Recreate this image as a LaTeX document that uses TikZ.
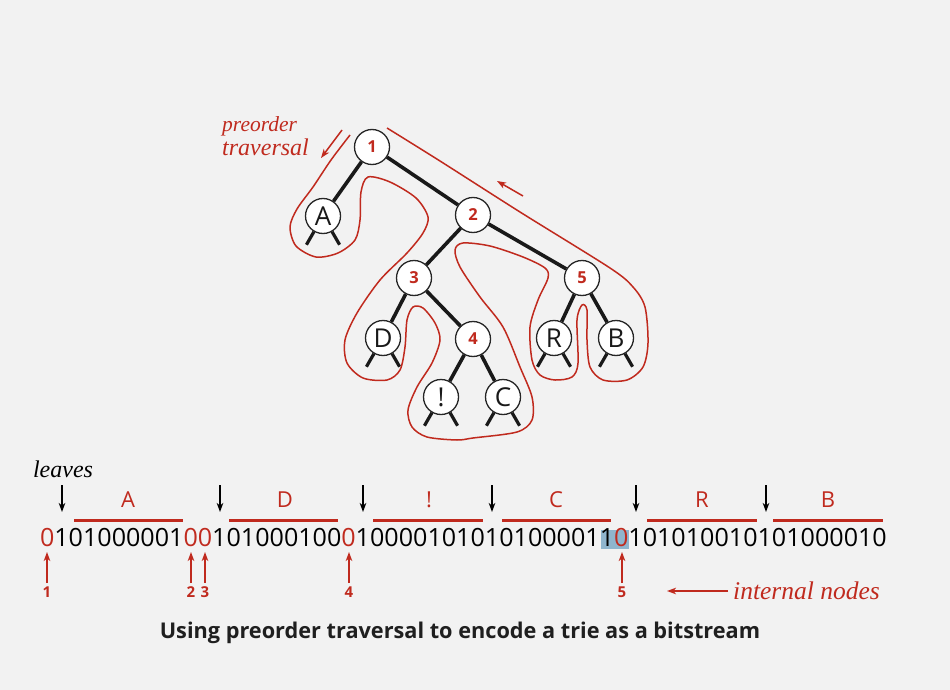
\documentclass[tikz,border=0pt]{standalone}
\usepackage{fontspec}
\setsansfont{Open Sans}
\newfontfamily\notefont{Liberation Serif}
\usetikzlibrary{positioning,arrows.meta}

\definecolor{trieRed}{RGB}{192,42,30}
\definecolor{pageGray}{RGB}{242,242,242}
\definecolor{selBlue}{RGB}{143,181,206}

\tikzset{
  trienode/.style={circle, draw=black!85, line width=1.3pt, fill=white,
    minimum size=35pt, inner sep=0pt, text=trieRed,
    font=\sffamily\bfseries\fontsize{16.5}{16.5}\selectfont},
  leafnode/.style={trienode, text=black!90,
    font=\sffamily\fontsize{26}{26}\selectfont},
  link/.style={line width=3.6pt, black!90},
  stub/.style={line width=3.2pt, black!90},
  tour/.style={trieRed, line width=1.5pt},
  bits/.style={inner sep=0pt, outer sep=0pt,
    font=\sffamily\fontsize{25.1}{25.1}\selectfont},
  charlbl/.style={text=trieRed, font=\sffamily\fontsize{22}{22}\selectfont},
  bar/.style={trieRed, line width=3pt},
  note/.style={font=\notefont\itshape\fontsize{24}{24}\selectfont}
}

\begin{document}
\begin{tikzpicture}[x=1pt,y=-1pt,>={Stealth[length=9pt,width=6.5pt,inset=2.5pt]}]
    \useasboundingbox[fill=pageGray] (0,0) rectangle (950,690);

    % the trie
    \node[trienode] at (372,147) (n1) {1};
    \node[leafnode] at (323,216) (A) {A};
    \node[trienode] at (473,215) (n2) {2};
    \node[trienode] at (414,278) (n3) {3};
    \node[trienode] at (582,278) (n5) {5};
    \node[leafnode] at (383,338) (D) {D};
    \node[trienode] at (473,339) (n4) {4};
    \node[leafnode] at (554,338) (R) {R};
    \node[leafnode] at (616,338) (B) {B};
    \node[leafnode] at (441,397) (bang) {!};
    \node[leafnode] at (503,397) (C) {C};

    \draw[link] (n1) -- (A);
    \draw[link] (n1) -- (n2);
    \draw[link] (n2) -- (n3);
    \draw[link] (n2) -- (n5);
    \draw[link] (n3) -- (D);
    \draw[link] (n3) -- (n4);
    \draw[link] (n4) -- (bang);
    \draw[link] (n4) -- (C);
    \draw[link] (n5) -- (R);
    \draw[link] (n5) -- (B);

    \foreach \l in {A,D,bang,C,R,B} {
        \draw[stub] (\l.-120) -- ++(-120:15pt);
        \draw[stub] (\l.-60) -- ++(-60:15pt);
    }

    % traversal
    \draw[tour] plot[smooth] coordinates {(350,135) (331,160) (313,187)
        (297,209) (290,227) (296,246) (316,257) (338,253) (355,240) (360,220)
        (361,192) (368,177) (390,182) (416,198) (428,217) (423,233) (407,253)
        (380,280) (357,313) (345,340) (347,363) (363,378) (387,380) (400,370)
        (405,347) (407,320) (413,307) (423,308) (435,323) (440,340) (432,363)
        (417,387) (408,410) (412,427) (427,437) (457,440) (473,438) (517,432)
        (532,420) (532,397) (520,367) (503,327) (480,297) (460,267) (455,250)
        (463,243) (490,246) (523,257) (545,268) (548,278) (538,300) (530,327)
        (532,360) (540,375) (555,380) (572,377) (578,363) (577,320) (582,305)
        (587,310) (587,340) (590,367) (603,380) (627,380) (643,367) (648,343)
        (645,307) (633,287) (610,268) (520,212) (440,161) (387,128)};

    \coordinate (t1) at (342,130);
    \coordinate (t2) at (321,158);
    \coordinate (t3) at (523,196);
    \coordinate (t4) at (497,181);
    \draw[->, tour] (t1) -- (t2);
    \draw[->, tour] (t3) -- (t4);

    \node[note, text=trieRed, align=left, anchor=north west, inner sep=0pt]
        at (222,116) (trav) {\fontsize{21.5}{25.5}\selectfont preorder\\traversal};

    % bitstream
    \fill[selBlue] (601,530) rectangle (629,549);
    \node[bits, text=trieRed, anchor=west] at (40,538) (b0) {0};
    \node[bits, right=0pt of b0] (b1) {101000001};
    \node[bits, text=trieRed, right=0pt of b1] (b2) {00};
    \node[bits, right=0pt of b2] (b3) {101000100};
    \node[bits, text=trieRed, right=0pt of b3] (b4) {0};
    \node[bits, right=0pt of b4] (b5) {100001010101000011};
    \node[bits, text=trieRed, right=0pt of b5] (b6) {0};
    \node[bits, right=0pt of b6] (b7) {101010010101000010};

    % characters
    \node[charlbl] at (128,500) (cA) {A};
    \node[charlbl] at (285,500) (cD) {D};
    \node[charlbl] at (429,500) (cbang) {!};
    \node[charlbl] at (556,500) (cC) {C};
    \node[charlbl] at (702,500) (cR) {R};
    \node[charlbl] at (828,500) (cB) {B};
    \draw[bar] (74,520) -- (183,520);
    \draw[bar] (229,520) -- (338,520);
    \draw[bar] (373,520) -- (483,520);
    \draw[bar] (502,520) -- (611,520);
    \draw[bar] (647,520) -- (757,520);
    \draw[bar] (773,520) -- (883,520);

    % leaves
    \node[note] at (63,469) (leaves) {leaves};
    \foreach \x in {62,220,363,492,636,766} {
        \draw[->, line width=1.2pt] (\x,485) -- (\x,512);
    }

    % internal nodes
    \foreach \x/\n in {47/1,191/2,205/3,349/4,622/5} {
        \node[text=trieRed, font=\sffamily\bfseries\fontsize{15}{15}\selectfont]
            at (\x,592) (k\n) {\n};
        \draw[->, tour] (k\n.north) -- (\x,552);
    }
    \node[note, text=trieRed, anchor=west, inner sep=0pt] at (733,591)
        (inl) {\fontsize{25.5}{25.5}\selectfont internal nodes};
    \coordinate (inr) at (667,591);
    \draw[->, tour] (inl.west) ++(-5,0) -- (inr);

    \node[font=\sffamily\bfseries\fontsize{21.7}{21.7}\selectfont, text=black!88]
        at (460,633) (cap) {Using preorder traversal to encode a trie as a bitstream};
\end{tikzpicture}
\end{document}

§

> _Set task_
Do not copy the pictures, but repeat every line exactly.

> _Exercise solution_
Recreate this image as a LaTeX document that uses TikZ.
\documentclass[tikz,border=0pt]{standalone}
\usepackage{fontspec}
\setsansfont{Open Sans}
\newfontfamily\notefont{Liberation Serif}
\usetikzlibrary{positioning,arrows.meta}

\definecolor{trieRed}{RGB}{192,42,30}
\definecolor{pageGray}{RGB}{242,242,242}
\definecolor{selBlue}{RGB}{143,181,206}

\tikzset{
  trienode/.style={circle, draw=black!85, line width=1.3pt, fill=white,
    minimum size=35pt, inner sep=0pt, text=trieRed,
    font=\sffamily\bfseries\fontsize{16.5}{16.5}\selectfont},
  leafnode/.style={trienode, text=black!90,
    font=\sffamily\fontsize{26}{26}\selectfont},
  link/.style={line width=3.6pt, black!90},
  stub/.style={line width=3.2pt, black!90},
  tour/.style={trieRed, line width=1.5pt},
  bits/.style={inner sep=0pt, outer sep=0pt,
    font=\sffamily\fontsize{25.1}{25.1}\selectfont},
  charlbl/.style={text=trieRed, font=\sffamily\fontsize{22}{22}\selectfont},
  bar/.style={trieRed, line width=3pt},
  note/.style={font=\notefont\itshape\fontsize{24}{24}\selectfont}
}

\begin{document}
\begin{tikzpicture}[x=1pt,y=-1pt,>={Stealth[length=9pt,width=6.5pt,inset=2.5pt]}]
    \useasboundingbox[fill=pageGray] (0,0) rectangle (950,690);

    % the trie
    \node[trienode] at (372,147) (n1) {1};
    \node[leafnode] at (323,216) (A) {A};
    \node[trienode] at (473,215) (n2) {2};
    \node[trienode] at (414,278) (n3) {3};
    \node[trienode] at (582,278) (n5) {5};
    \node[leafnode] at (383,338) (D) {D};
    \node[trienode] at (473,339) (n4) {4};
    \node[leafnode] at (554,338) (R) {R};
    \node[leafnode] at (616,338) (B) {B};
    \node[leafnode] at (441,397) (bang) {!};
    \node[leafnode] at (503,397) (C) {C};

    \draw[link] (n1) -- (A);
    \draw[link] (n1) -- (n2);
    \draw[link] (n2) -- (n3);
    \draw[link] (n2) -- (n5);
    \draw[link] (n3) -- (D);
    \draw[link] (n3) -- (n4);
    \draw[link] (n4) -- (bang);
    \draw[link] (n4) -- (C);
    \draw[link] (n5) -- (R);
    \draw[link] (n5) -- (B);

    \foreach \l in {A,D,bang,C,R,B} {
        \draw[stub] (\l.-120) -- ++(-120:15pt);
        \draw[stub] (\l.-60) -- ++(-60:15pt);
    }

    % traversal
    \draw[tour] plot[smooth] coordinates {(350,135) (331,160) (313,187)
        (297,209) (290,227) (296,246) (316,257) (338,253) (355,240) (360,220)
        (361,192) (368,177) (390,182) (416,198) (428,217) (423,233) (407,253)
        (380,280) (357,313) (345,340) (347,363) (363,378) (387,380) (400,370)
        (405,347) (407,320) (413,307) (423,308) (435,323) (440,340) (432,363)
        (417,387) (408,410) (412,427) (427,437) (457,440) (473,438) (517,432)
        (532,420) (532,397) (520,367) (503,327) (480,297) (460,267) (455,250)
        (463,243) (490,246) (523,257) (545,268) (548,278) (538,300) (530,327)
        (532,360) (540,375) (555,380) (572,377) (578,363) (577,320) (582,305)
        (587,310) (587,340) (590,367) (603,380) (627,380) (643,367) (648,343)
        (645,307) (633,287) (610,268) (520,212) (440,161) (387,128)};

    \coordinate (t1) at (342,130);
    \coordinate (t2) at (321,158);
    \coordinate (t3) at (523,196);
    \coordinate (t4) at (497,181);
    \draw[->, tour] (t1) -- (t2);
    \draw[->, tour] (t3) -- (t4);

    \node[note, text=trieRed, align=left, anchor=north west, inner sep=0pt]
        at (222,116) (trav) {\fontsize{21.5}{25.5}\selectfont preorder\\traversal};

    % bitstream
    \fill[selBlue] (601,530) rectangle (629,549);
    \node[bits, text=trieRed, anchor=west] at (40,538) (b0) {0};
    \node[bits, right=0pt of b0] (b1) {101000001};
    \node[bits, text=trieRed, right=0pt of b1] (b2) {00};
    \node[bits, right=0pt of b2] (b3) {101000100};
    \node[bits, text=trieRed, right=0pt of b3] (b4) {0};
    \node[bits, right=0pt of b4] (b5) {100001010101000011};
    \node[bits, text=trieRed, right=0pt of b5] (b6) {0};
    \node[bits, right=0pt of b6] (b7) {101010010101000010};

    % characters
    \node[charlbl] at (128,500) (cA) {A};
    \node[charlbl] at (285,500) (cD) {D};
    \node[charlbl] at (429,500) (cbang) {!};
    \node[charlbl] at (556,500) (cC) {C};
    \node[charlbl] at (702,500) (cR) {R};
    \node[charlbl] at (828,500) (cB) {B};
    \draw[bar] (74,520) -- (183,520);
    \draw[bar] (229,520) -- (338,520);
    \draw[bar] (373,520) -- (483,520);
    \draw[bar] (502,520) -- (611,520);
    \draw[bar] (647,520) -- (757,520);
    \draw[bar] (773,520) -- (883,520);

    % leaves
    \node[note] at (63,469) (leaves) {leaves};
    \foreach \x in {62,220,363,492,636,766} {
        \draw[->, line width=1.2pt] (\x,485) -- (\x,512);
    }

    % internal nodes
    \foreach \x/\n in {47/1,191/2,205/3,349/4,622/5} {
        \node[text=trieRed, font=\sffamily\bfseries\fontsize{15}{15}\selectfont]
            at (\x,592) (k\n) {\n};
        \draw[->, tour] (k\n.north) -- (\x,552);
    }
    \node[note, text=trieRed, anchor=west, inner sep=0pt] at (733,591)
        (inl) {\fontsize{25.5}{25.5}\selectfont internal nodes};
    \coordinate (inr) at (667,591);
    \draw[->, tour] (inl.west) ++(-5,0) -- (inr);

    \node[font=\sffamily\bfseries\fontsize{21.7}{21.7}\selectfont, text=black!88]
        at (460,633) (cap) {Using preorder traversal to encode a trie as a bitstream};
\end{tikzpicture}
\end{document}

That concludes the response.